REQUIREMENTS. Restate the data below word for word. Skip any images it contains.

DATA SEGMENT.
§ §

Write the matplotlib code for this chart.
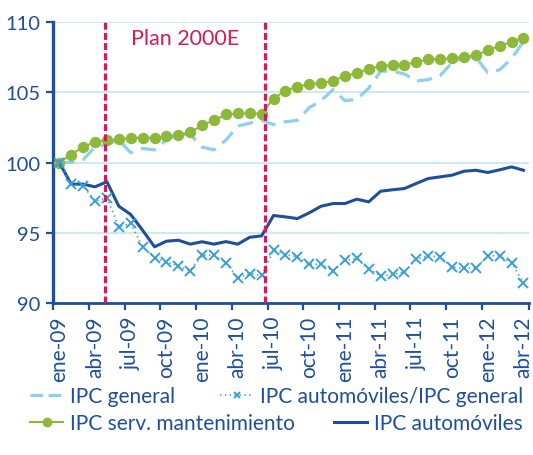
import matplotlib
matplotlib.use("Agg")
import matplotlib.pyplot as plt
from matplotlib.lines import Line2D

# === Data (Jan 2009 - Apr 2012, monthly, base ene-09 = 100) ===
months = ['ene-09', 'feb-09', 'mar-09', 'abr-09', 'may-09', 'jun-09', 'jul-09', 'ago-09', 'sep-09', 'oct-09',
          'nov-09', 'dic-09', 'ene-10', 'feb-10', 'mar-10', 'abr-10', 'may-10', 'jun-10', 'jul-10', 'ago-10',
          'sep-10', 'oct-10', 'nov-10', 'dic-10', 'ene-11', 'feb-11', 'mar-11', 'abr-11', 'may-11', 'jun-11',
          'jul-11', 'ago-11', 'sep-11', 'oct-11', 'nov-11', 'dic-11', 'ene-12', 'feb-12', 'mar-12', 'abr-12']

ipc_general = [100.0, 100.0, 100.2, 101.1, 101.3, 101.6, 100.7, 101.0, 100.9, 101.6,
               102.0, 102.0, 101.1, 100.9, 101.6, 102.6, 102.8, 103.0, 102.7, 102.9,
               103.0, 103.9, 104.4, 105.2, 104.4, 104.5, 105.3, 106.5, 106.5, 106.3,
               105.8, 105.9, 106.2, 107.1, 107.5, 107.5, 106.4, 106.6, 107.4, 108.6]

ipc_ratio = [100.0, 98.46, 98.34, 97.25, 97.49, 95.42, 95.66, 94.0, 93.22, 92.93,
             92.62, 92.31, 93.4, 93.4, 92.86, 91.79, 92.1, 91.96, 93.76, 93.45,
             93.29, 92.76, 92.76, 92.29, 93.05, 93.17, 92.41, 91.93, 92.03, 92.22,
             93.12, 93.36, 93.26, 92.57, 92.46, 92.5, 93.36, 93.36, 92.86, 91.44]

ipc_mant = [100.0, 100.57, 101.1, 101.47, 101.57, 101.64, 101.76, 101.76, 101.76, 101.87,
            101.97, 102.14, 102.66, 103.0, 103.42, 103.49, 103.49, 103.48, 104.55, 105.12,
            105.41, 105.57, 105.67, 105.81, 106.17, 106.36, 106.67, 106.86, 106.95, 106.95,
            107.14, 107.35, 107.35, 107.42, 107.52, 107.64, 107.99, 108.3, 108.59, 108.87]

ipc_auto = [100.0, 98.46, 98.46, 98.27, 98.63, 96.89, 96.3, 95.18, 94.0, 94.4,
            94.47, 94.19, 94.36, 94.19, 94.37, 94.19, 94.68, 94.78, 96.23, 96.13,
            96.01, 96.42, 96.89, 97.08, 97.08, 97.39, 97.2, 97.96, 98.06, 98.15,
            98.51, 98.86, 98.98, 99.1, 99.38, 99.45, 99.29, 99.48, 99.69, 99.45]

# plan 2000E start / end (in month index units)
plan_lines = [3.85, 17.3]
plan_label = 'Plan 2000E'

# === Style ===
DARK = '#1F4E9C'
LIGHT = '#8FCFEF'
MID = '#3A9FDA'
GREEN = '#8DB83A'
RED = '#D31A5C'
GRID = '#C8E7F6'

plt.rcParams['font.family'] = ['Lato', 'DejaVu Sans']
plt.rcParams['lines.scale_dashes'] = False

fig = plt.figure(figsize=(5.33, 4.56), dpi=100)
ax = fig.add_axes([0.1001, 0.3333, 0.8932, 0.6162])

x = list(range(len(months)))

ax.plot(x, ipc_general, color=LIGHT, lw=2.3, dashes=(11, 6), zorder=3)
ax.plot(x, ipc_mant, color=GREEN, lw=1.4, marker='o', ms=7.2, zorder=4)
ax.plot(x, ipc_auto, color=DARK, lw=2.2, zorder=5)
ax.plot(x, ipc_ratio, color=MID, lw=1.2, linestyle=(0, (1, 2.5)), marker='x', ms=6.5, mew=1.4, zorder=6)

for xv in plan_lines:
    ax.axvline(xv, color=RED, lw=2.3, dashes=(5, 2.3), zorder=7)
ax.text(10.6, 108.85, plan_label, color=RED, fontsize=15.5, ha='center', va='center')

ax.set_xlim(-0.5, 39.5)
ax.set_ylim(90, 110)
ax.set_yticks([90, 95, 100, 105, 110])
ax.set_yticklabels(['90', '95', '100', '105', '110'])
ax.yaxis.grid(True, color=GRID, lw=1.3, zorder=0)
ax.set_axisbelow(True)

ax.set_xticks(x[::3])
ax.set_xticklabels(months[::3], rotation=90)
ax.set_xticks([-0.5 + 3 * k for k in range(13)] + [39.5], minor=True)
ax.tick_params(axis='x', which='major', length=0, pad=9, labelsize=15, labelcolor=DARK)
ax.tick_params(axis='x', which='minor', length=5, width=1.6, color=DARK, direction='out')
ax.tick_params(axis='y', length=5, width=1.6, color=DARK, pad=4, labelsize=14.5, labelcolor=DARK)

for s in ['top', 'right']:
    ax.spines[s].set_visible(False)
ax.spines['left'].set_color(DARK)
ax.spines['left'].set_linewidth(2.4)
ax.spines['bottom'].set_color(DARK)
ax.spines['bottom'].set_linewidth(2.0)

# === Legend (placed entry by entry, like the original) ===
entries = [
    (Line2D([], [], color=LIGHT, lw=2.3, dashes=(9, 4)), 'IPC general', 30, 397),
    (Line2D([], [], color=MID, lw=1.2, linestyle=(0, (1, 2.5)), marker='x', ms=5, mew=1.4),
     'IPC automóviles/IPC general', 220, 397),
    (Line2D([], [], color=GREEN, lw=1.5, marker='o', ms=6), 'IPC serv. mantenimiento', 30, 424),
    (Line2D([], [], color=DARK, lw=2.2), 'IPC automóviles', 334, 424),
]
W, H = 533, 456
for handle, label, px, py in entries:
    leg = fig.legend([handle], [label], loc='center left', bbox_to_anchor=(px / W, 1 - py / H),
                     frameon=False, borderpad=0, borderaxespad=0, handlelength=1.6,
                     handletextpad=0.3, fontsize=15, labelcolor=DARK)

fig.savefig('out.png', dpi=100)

§ §

COMPLETED TASK.
Write the matplotlib code for this chart.
import matplotlib
matplotlib.use("Agg")
import matplotlib.pyplot as plt
from matplotlib.lines import Line2D

# === Data (Jan 2009 - Apr 2012, monthly, base ene-09 = 100) ===
months = ['ene-09', 'feb-09', 'mar-09', 'abr-09', 'may-09', 'jun-09', 'jul-09', 'ago-09', 'sep-09', 'oct-09',
          'nov-09', 'dic-09', 'ene-10', 'feb-10', 'mar-10', 'abr-10', 'may-10', 'jun-10', 'jul-10', 'ago-10',
          'sep-10', 'oct-10', 'nov-10', 'dic-10', 'ene-11', 'feb-11', 'mar-11', 'abr-11', 'may-11', 'jun-11',
          'jul-11', 'ago-11', 'sep-11', 'oct-11', 'nov-11', 'dic-11', 'ene-12', 'feb-12', 'mar-12', 'abr-12']

ipc_general = [100.0, 100.0, 100.2, 101.1, 101.3, 101.6, 100.7, 101.0, 100.9, 101.6,
               102.0, 102.0, 101.1, 100.9, 101.6, 102.6, 102.8, 103.0, 102.7, 102.9,
               103.0, 103.9, 104.4, 105.2, 104.4, 104.5, 105.3, 106.5, 106.5, 106.3,
               105.8, 105.9, 106.2, 107.1, 107.5, 107.5, 106.4, 106.6, 107.4, 108.6]

ipc_ratio = [100.0, 98.46, 98.34, 97.25, 97.49, 95.42, 95.66, 94.0, 93.22, 92.93,
             92.62, 92.31, 93.4, 93.4, 92.86, 91.79, 92.1, 91.96, 93.76, 93.45,
             93.29, 92.76, 92.76, 92.29, 93.05, 93.17, 92.41, 91.93, 92.03, 92.22,
             93.12, 93.36, 93.26, 92.57, 92.46, 92.5, 93.36, 93.36, 92.86, 91.44]

ipc_mant = [100.0, 100.57, 101.1, 101.47, 101.57, 101.64, 101.76, 101.76, 101.76, 101.87,
            101.97, 102.14, 102.66, 103.0, 103.42, 103.49, 103.49, 103.48, 104.55, 105.12,
            105.41, 105.57, 105.67, 105.81, 106.17, 106.36, 106.67, 106.86, 106.95, 106.95,
            107.14, 107.35, 107.35, 107.42, 107.52, 107.64, 107.99, 108.3, 108.59, 108.87]

ipc_auto = [100.0, 98.46, 98.46, 98.27, 98.63, 96.89, 96.3, 95.18, 94.0, 94.4,
            94.47, 94.19, 94.36, 94.19, 94.37, 94.19, 94.68, 94.78, 96.23, 96.13,
            96.01, 96.42, 96.89, 97.08, 97.08, 97.39, 97.2, 97.96, 98.06, 98.15,
            98.51, 98.86, 98.98, 99.1, 99.38, 99.45, 99.29, 99.48, 99.69, 99.45]

# plan 2000E start / end (in month index units)
plan_lines = [3.85, 17.3]
plan_label = 'Plan 2000E'

# === Style ===
DARK = '#1F4E9C'
LIGHT = '#8FCFEF'
MID = '#3A9FDA'
GREEN = '#8DB83A'
RED = '#D31A5C'
GRID = '#C8E7F6'

plt.rcParams['font.family'] = ['Lato', 'DejaVu Sans']
plt.rcParams['lines.scale_dashes'] = False

fig = plt.figure(figsize=(5.33, 4.56), dpi=100)
ax = fig.add_axes([0.1001, 0.3333, 0.8932, 0.6162])

x = list(range(len(months)))

ax.plot(x, ipc_general, color=LIGHT, lw=2.3, dashes=(11, 6), zorder=3)
ax.plot(x, ipc_mant, color=GREEN, lw=1.4, marker='o', ms=7.2, zorder=4)
ax.plot(x, ipc_auto, color=DARK, lw=2.2, zorder=5)
ax.plot(x, ipc_ratio, color=MID, lw=1.2, linestyle=(0, (1, 2.5)), marker='x', ms=6.5, mew=1.4, zorder=6)

for xv in plan_lines:
    ax.axvline(xv, color=RED, lw=2.3, dashes=(5, 2.3), zorder=7)
ax.text(10.6, 108.85, plan_label, color=RED, fontsize=15.5, ha='center', va='center')

ax.set_xlim(-0.5, 39.5)
ax.set_ylim(90, 110)
ax.set_yticks([90, 95, 100, 105, 110])
ax.set_yticklabels(['90', '95', '100', '105', '110'])
ax.yaxis.grid(True, color=GRID, lw=1.3, zorder=0)
ax.set_axisbelow(True)

ax.set_xticks(x[::3])
ax.set_xticklabels(months[::3], rotation=90)
ax.set_xticks([-0.5 + 3 * k for k in range(13)] + [39.5], minor=True)
ax.tick_params(axis='x', which='major', length=0, pad=9, labelsize=15, labelcolor=DARK)
ax.tick_params(axis='x', which='minor', length=5, width=1.6, color=DARK, direction='out')
ax.tick_params(axis='y', length=5, width=1.6, color=DARK, pad=4, labelsize=14.5, labelcolor=DARK)

for s in ['top', 'right']:
    ax.spines[s].set_visible(False)
ax.spines['left'].set_color(DARK)
ax.spines['left'].set_linewidth(2.4)
ax.spines['bottom'].set_color(DARK)
ax.spines['bottom'].set_linewidth(2.0)

# === Legend (placed entry by entry, like the original) ===
entries = [
    (Line2D([], [], color=LIGHT, lw=2.3, dashes=(9, 4)), 'IPC general', 30, 397),
    (Line2D([], [], color=MID, lw=1.2, linestyle=(0, (1, 2.5)), marker='x', ms=5, mew=1.4),
     'IPC automóviles/IPC general', 220, 397),
    (Line2D([], [], color=GREEN, lw=1.5, marker='o', ms=6), 'IPC serv. mantenimiento', 30, 424),
    (Line2D([], [], color=DARK, lw=2.2), 'IPC automóviles', 334, 424),
]
W, H = 533, 456
for handle, label, px, py in entries:
    leg = fig.legend([handle], [label], loc='center left', bbox_to_anchor=(px / W, 1 - py / H),
                     frameon=False, borderpad=0, borderaxespad=0, handlelength=1.6,
                     handletextpad=0.3, fontsize=15, labelcolor=DARK)

fig.savefig('out.png', dpi=100)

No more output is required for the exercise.